■ **TASK BRIEF**
Copy out each line that has "this" in it.
-=-=-
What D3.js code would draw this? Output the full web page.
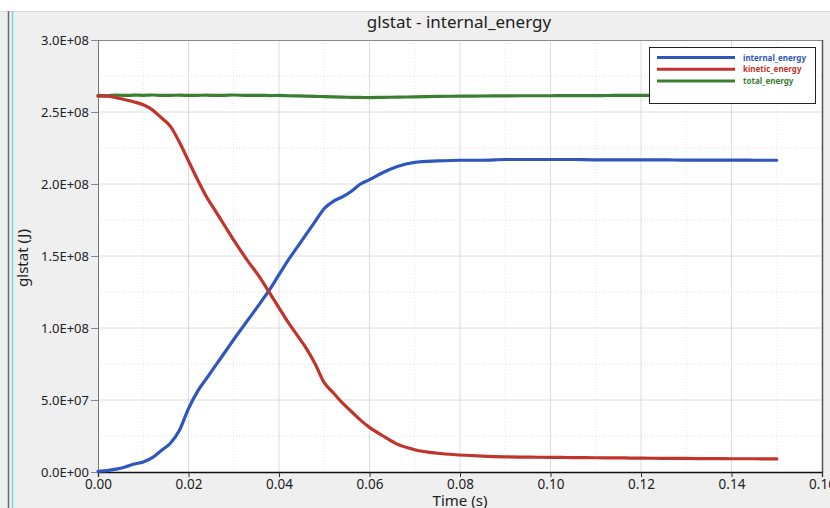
<!DOCTYPE html>
<html>
<head>
<meta charset="utf-8">
<script src="https://cdn.jsdelivr.net/npm/d3@7"></script>
<style>
  body { margin: 0; background: #fff; }
  svg { display: block; font-family: "Noto Sans", "Open Sans", sans-serif; }
</style>
</head>
<body>
<div id="chart"></div>
<script>
// time samples (s)
var times = [0, 0.002, 0.004, 0.006, 0.008, 0.010, 0.012, 0.014, 0.016, 0.018,
             0.020, 0.022, 0.024, 0.026, 0.028, 0.030, 0.033, 0.036, 0.038,
             0.040, 0.042, 0.044, 0.046, 0.048, 0.050, 0.052, 0.054, 0.056, 0.058, 0.060,
             0.063, 0.066, 0.070, 0.075,
             0.080, 0.085, 0.090, 0.095, 0.100, 0.105, 0.110, 0.115, 0.120,
             0.125, 0.130, 0.135, 0.140, 0.145, 0.150];

// energies in J (x 1e6)
var internalEnergy = [0.5, 1.0, 2.0, 3.5, 5.5, 7.0, 10, 15, 20, 29,
                      44, 56, 65, 74, 83, 92, 105, 118, 127,
                      137, 147, 156, 165, 174, 183, 188, 191, 195, 200, 203,
                      208, 212, 215, 216,
                      216.5, 216.5, 217, 217, 217, 217, 216.8, 216.8, 216.7,
                      216.7, 216.6, 216.6, 216.6, 216.5, 216.5];
var kineticEnergy = [261, 261, 260, 258.5, 257, 255, 251.5, 246, 240, 229,
                     216, 203, 191, 181, 171, 161, 147, 134, 124,
                     114, 104, 95, 86, 75, 62, 55, 48, 42, 36, 31,
                     25, 19.5, 15.5, 13,
                     11.8, 11, 10.5, 10.3, 10.2, 10, 9.9, 9.8, 9.6,
                     9.5, 9.4, 9.3, 9.2, 9.2, 9.1];
var totalEnergy = [261.5, 261.3, 261.8, 261.5, 261.7, 261.6, 261.8, 261.5, 261.6, 261.7,
                   261.5, 261.6, 261.7, 261.5, 261.6, 261.8, 261.5, 261.6, 261.4,
                   261.5, 261.3, 261.2, 261.0, 260.8, 260.7, 260.5, 260.3, 260.2, 260.1, 260.0,
                   260.2, 260.3, 260.5, 260.8,
                   261.0, 261.1, 261.2, 261.3, 261.3, 261.4, 261.4, 261.5, 261.5,
                   261.6, 261.6, 261.6, 261.6, 261.7, 261.7];

var seriesNames = ["internal_energy", "kinetic_energy", "total_energy"];
var seriesColors = ["#2f56bf", "#c0342b", "#3a7e33"];
var xTicks = [0, 0.02, 0.04, 0.06, 0.08, 0.10, 0.12, 0.14, 0.16];
var yTicks = [0, 0.5e8, 1.0e8, 1.5e8, 2.0e8, 2.5e8, 3.0e8];

var W = 830, H = 508;
var svg = d3.select("#chart").append("svg").attr("width", W).attr("height", H);

// background panels
svg.append("rect").attr("width", W).attr("height", H).attr("fill", "#fff");
svg.append("rect").attr("x", 0).attr("y", 11).attr("width", W).attr("height", H - 11).attr("fill", "#efefef");
svg.append("line").attr("x1", 0).attr("x2", W).attr("y1", 11.5).attr("y2", 11.5).attr("stroke", "#d6d6d6");
svg.append("line").attr("x1", 8.5).attr("x2", 8.5).attr("y1", 11).attr("y2", H).attr("stroke", "#6a6a6a").attr("stroke-width", 1.5);
svg.append("line").attr("x1", 12.5).attr("x2", 12.5).attr("y1", 11).attr("y2", H).attr("stroke", "#6fd6dc").attr("stroke-width", 1.5);

var pLeft = 98, pRight = 822, pTop = 40, pBottom = 472;
var x = d3.scaleLinear().domain([0, 0.16]).range([pLeft, pRight]);
var y = d3.scaleLinear().domain([0, 3.0e8]).range([pBottom, pTop]);

svg.append("rect").attr("x", pLeft).attr("y", pTop).attr("width", pRight - pLeft).attr("height", pBottom - pTop).attr("fill", "#fff");

// grid
var g = svg.append("g");
d3.range(0.01, 0.16, 0.02).forEach(function(t) {
  g.append("line").attr("x1", x(t)).attr("x2", x(t)).attr("y1", pTop).attr("y2", pBottom)
   .attr("stroke", "#e2e2e2").attr("stroke-dasharray", "1,2");
});
d3.range(0.25e8, 3.0e8, 0.5e8).forEach(function(v) {
  g.append("line").attr("x1", pLeft).attr("x2", pRight).attr("y1", y(v)).attr("y2", y(v))
   .attr("stroke", "#e2e2e2").attr("stroke-dasharray", "1,2");
});
xTicks.slice(1, -1).forEach(function(t) {
  g.append("line").attr("x1", x(t)).attr("x2", x(t)).attr("y1", pTop).attr("y2", pBottom)
   .attr("stroke", "#dcdcdc");
});
yTicks.slice(1, -1).forEach(function(v) {
  g.append("line").attr("x1", pLeft).attr("x2", pRight).attr("y1", y(v)).attr("y2", y(v))
   .attr("stroke", "#dcdcdc");
});

// border
svg.append("line").attr("x1", pLeft).attr("x2", pRight).attr("y1", pTop + 0.5).attr("y2", pTop + 0.5).attr("stroke", "#8a8a8a");
svg.append("line").attr("x1", pRight + 0.5).attr("x2", pRight + 0.5).attr("y1", pTop).attr("y2", pBottom).attr("stroke", "#555").attr("stroke-width", 1.5);

function sci(v) {
  if (v === 0) return "0.0E+00";
  var e = Math.floor(Math.log10(v) + 1e-9);
  var m = v / Math.pow(10, e);
  return m.toFixed(1) + "E+" + (e < 10 ? "0" + e : e);
}

// axes
var yAxis = svg.append("g").attr("transform", "translate(" + pLeft + ",0)")
  .call(d3.axisLeft(y).tickValues(yTicks).tickFormat(sci).tickSize(7).tickPadding(2));
yAxis.select(".domain").attr("stroke", "#777");
yAxis.selectAll(".tick line").attr("stroke", "#888");
yAxis.selectAll("text").attr("font-size", "13px").attr("fill", "#222").attr("font-family", "Noto Sans");

var xAxis = svg.append("g").attr("transform", "translate(0," + pBottom + ")")
  .call(d3.axisBottom(x).tickValues(xTicks).tickFormat(d3.format(".2f")).tickSize(5).tickPadding(2));
xAxis.select(".domain").attr("stroke", "#111").attr("stroke-width", 1.3);
xAxis.selectAll(".tick line").attr("stroke", "#333");
xAxis.selectAll("text").attr("font-size", "13.5px").attr("fill", "#222").attr("font-family", "Noto Sans");

// lines
var series = [internalEnergy, kineticEnergy, totalEnergy];
var line = d3.line()
  .x(function(d, i) { return x(times[i]); })
  .y(function(d) { return y(d * 1e6); })
  .curve(d3.curveMonotoneX);

[2, 0, 1].forEach(function(k) {
  svg.append("path").datum(series[k])
    .attr("fill", "none")
    .attr("stroke", seriesColors[k])
    .attr("stroke-width", 3.2)
    .attr("stroke-linejoin", "round")
    .attr("stroke-linecap", "round")
    .attr("d", line);
});

// titles
svg.append("text").attr("x", 459).attr("y", 28).attr("text-anchor", "middle")
  .attr("font-size", "17px").attr("fill", "#222").text("glstat - internal_energy");
svg.append("text").attr("x", 460).attr("y", 506).attr("text-anchor", "middle")
  .attr("font-size", "15px").attr("fill", "#222").text("Time (s)");
svg.append("text").attr("transform", "translate(28,258) rotate(-90)").attr("text-anchor", "middle")
  .attr("font-size", "15px").attr("fill", "#222").text("glstat (J)");

// legend
var lg = svg.append("g").attr("transform", "translate(649,47)");
lg.append("rect").attr("x", 0.5).attr("y", 0.5).attr("width", 166).attr("height", 56)
  .attr("fill", "#fff").attr("stroke", "#222").attr("stroke-width", 1);
seriesNames.forEach(function(n, i) {
  var yy = 10.5 + i * 11.7;
  lg.append("line").attr("x1", 8).attr("x2", 86).attr("y1", yy).attr("y2", yy)
    .attr("stroke", seriesColors[i]).attr("stroke-width", 3);
  lg.append("text").attr("x", 94).attr("y", yy + 3).attr("font-size", "8px").attr("font-weight", "bold")
    .attr("fill", seriesColors[i]).text(n);
});
</script>
</body>
</html>
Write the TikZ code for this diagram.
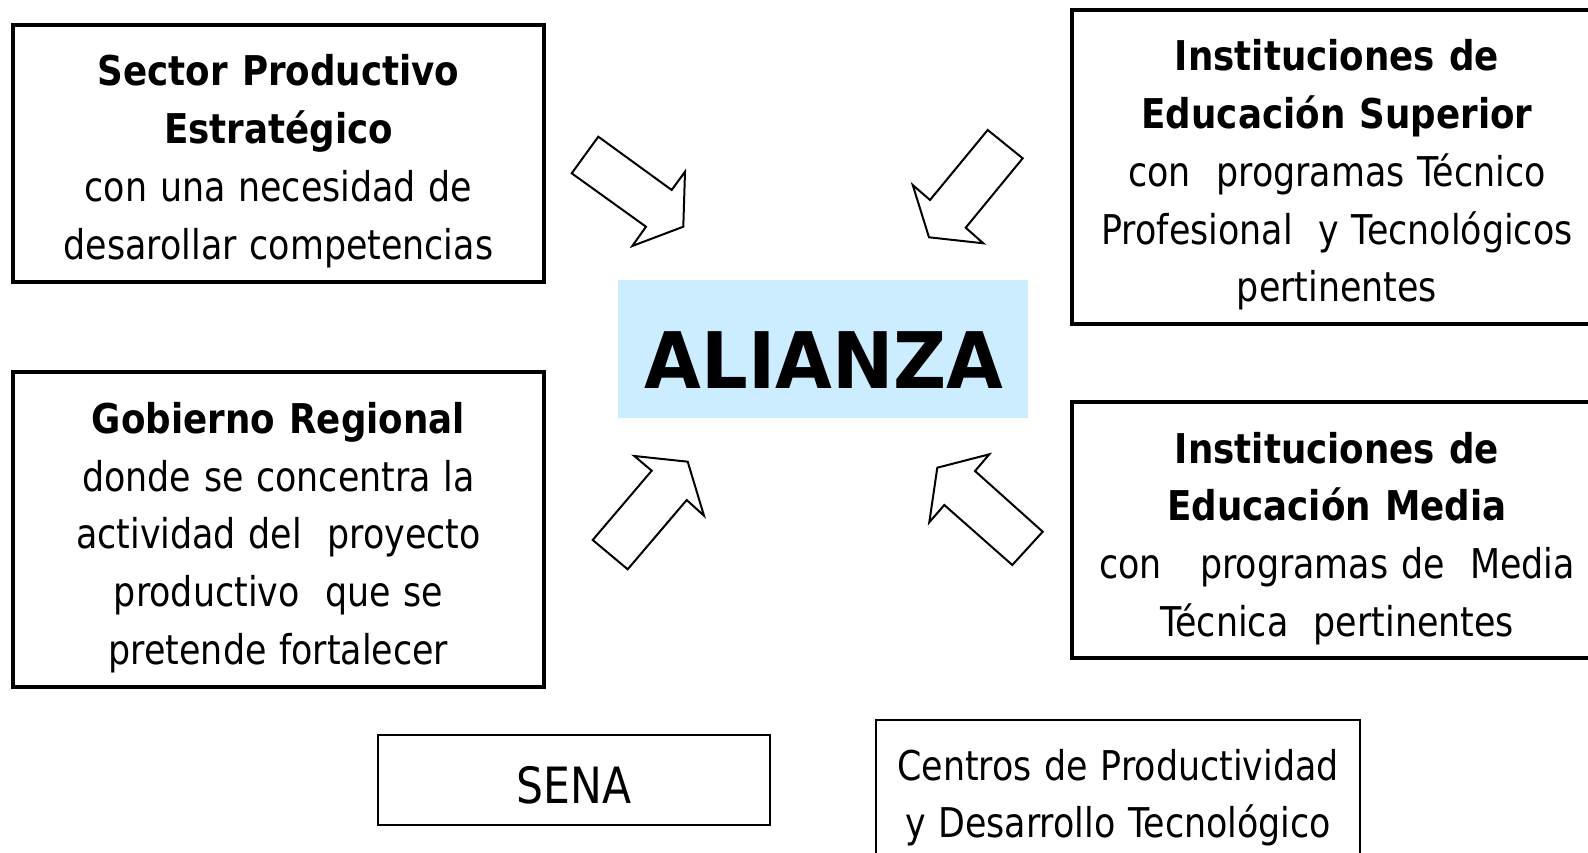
\documentclass[tikz,border=0pt]{standalone}
\usepackage{fontspec}
\setmainfont{DejaVu Sans}[FakeStretch=0.85,WordSpace=1.15,BoldFeatures={FakeStretch=0.87}]
\newfontfamily\alfont{DejaVu Sans}[FakeStretch=0.94]
\definecolor{alblue}{HTML}{CCECFF}
\newcommand\mlines[1]{\begin{tabular}[t]{@{}c@{}}#1\end{tabular}}
\begin{document}
\begin{tikzpicture}[x=1pt,y=-1pt,
  bigbox/.style={draw,line width=4.5pt,inner sep=0pt,outer sep=0pt,anchor=north west},
  smallbox/.style={draw,line width=1.6pt,inner sep=0pt,outer sep=0pt,anchor=north west},
  txt/.style={anchor=base,inner sep=0pt,font=\fontsize{41}{57.7}\selectfont},
  blockarrow/.style={draw,line width=2pt,line join=miter,fill=white}]
\useasboundingbox (0,0) rectangle (1588,853);
\clip (0,0) rectangle (1588,853);
% boxes
\node[bigbox,minimum width=531pt,minimum height=257pt] (sector) at (13,25) {};
\node[bigbox,minimum width=531pt,minimum height=315pt] (gobierno) at (13,372) {};
\node[bigbox,minimum width=540pt,minimum height=314pt] (superior) at (1072,10) {};
\node[bigbox,minimum width=540pt,minimum height=256pt] (media) at (1072,402) {};
\node[smallbox,minimum width=392pt,minimum height=90pt] (sena) at (378,735) {};
\node[smallbox,minimum width=484pt,minimum height=140pt] (centros) at (876,720) {};
\node[fill=alblue,inner sep=0pt,outer sep=0pt,anchor=north west,minimum width=410pt,minimum height=138pt] (alianza) at (618,280) {};
% texts
\node[txt] (tsector) at (278.5,86) {\mlines{\textbf{Sector Productivo}\\ \textbf{Estratégico}\\ con una necesidad de\\ desarollar competencias}};
\node[txt] (tgobierno) at (278.5,433.5) {\mlines{\textbf{Gobierno Regional}\\ donde se concentra la\\ actividad del\ \ proyecto\\ productivo\ \ que se\\ pretende fortalecer}};
\node[txt] (tsuperior) at (1337,71) {\mlines{\textbf{Instituciones de}\\ \textbf{Educación Superior}\\ con\ \ programas Técnico\\ Profesional\ \ y Tecnológicos\\ pertinentes}};
\node[txt] (tmedia) at (1337,463) {\mlines{\textbf{Instituciones de}\\ \textbf{Educación Media}\\ con\ \ \ programas de\ \ Media\\ Técnica\ \ pertinentes}};
\node[txt,font=\fontsize{50}{60}\selectfont] (tsena) at (574,803) {SENA};
\node[txt] (tcentros) at (1118,780) {\mlines{Centros de Productividad\\ y Desarrollo Tecnológico}};
\node[anchor=base,inner sep=0pt,font=\alfont\bfseries\fontsize{78}{80}\selectfont] (talianza) at (824,388) {ALIANZA};
% block arrows
\draw[blockarrow] (598.3,136.7) -- (671.7,190) -- (685,171.7) -- (683.3,226.7) -- (632.3,246) -- (646,226.7) -- (571.7,173.3) -- cycle;
\draw[blockarrow] (987.7,130) -- (1022.7,158.3) -- (965.7,227.7) -- (983.3,243.3) -- (929,237.3) -- (912.7,185) -- (930,200) -- cycle;
\draw[blockarrow] (634.3,456) -- (687.7,461.7) -- (704,515.7) -- (686.7,500) -- (627.7,569.3) -- (592.7,540) -- (651.7,470.7) -- cycle;
\draw[blockarrow] (989.3,454.3) -- (975,471) -- (1042.7,531.7) -- (1012.3,565) -- (944.3,505) -- (929.3,522.3) -- (937.3,467.7) -- cycle;
\end{tikzpicture}
\end{document}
-=-=-
■ **WORKED SOLUTION**
What D3.js code would draw this? Output the full web page.
Write the TikZ code for this diagram.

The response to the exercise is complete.